During his studies, he worked extra on the side teaching people how to use computers, and in 1989, Sturmark started the computer training company Datamedia, which among other things published several hundred books about different programmes for personal computers. At its peak, the company had 60 employees. When the internet took off in Sweden in the mid-1990s, Sturmark released the first Swedish book about the internet: Internet@Sverige (1996).

During the IT boom of the mid and late 1990s, Sturmark became one of the most well-known faces of the public debate that surrounded it. In 1996, together with Jan Carlzon, he started the company Cell Network, offering consulting solutions for new e-commerce businesses. Cell Network expanded and was sold after a couple of years to English New Media Spark and was then listed on the stock exchange. In 1999, Christer Sturmark left the company after disagreements over the company’s leadership. Cell Network was valued in February 2000 at almost SEK 20 billion on the Stockholm stock exchange. Around the same time, just before the IT bubble burst, Sturmark sold his shares in the company.

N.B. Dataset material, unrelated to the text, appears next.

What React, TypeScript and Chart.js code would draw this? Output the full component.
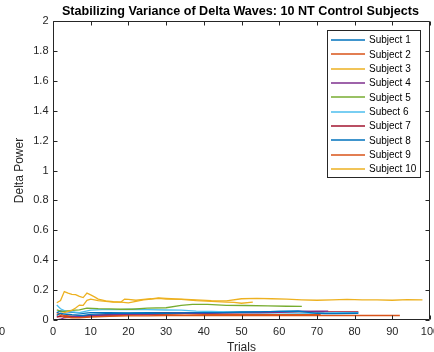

In parallel with his entrepreneurial ventures, he wrote articles in Dagens Nyheter, one of Sweden’s biggest daily newspapers, about the emerging information society. Sturmark has also served in a number of roles on government commissions and advice boards. Between 1996 and 1998 he was a member of the Government's IT Commission, in 1999 he chaired an advisory growth group on the new digital economy and between 2003 and 2004 he led the Government's IT Policy Strategy Group.

In 2006, Sturmark ran in the parliamentary elections for the Liberal People's Party but was not elected.

In 2007, Sturmark started the publishing house Fri Tanke together with ABBA member Björn Ulvaeus. Sturmark is the CEO of Fri Tanke and editor-in-chief of its magazine, Sans. Between 2005 and 2018, he was chairman of the Humanists Association.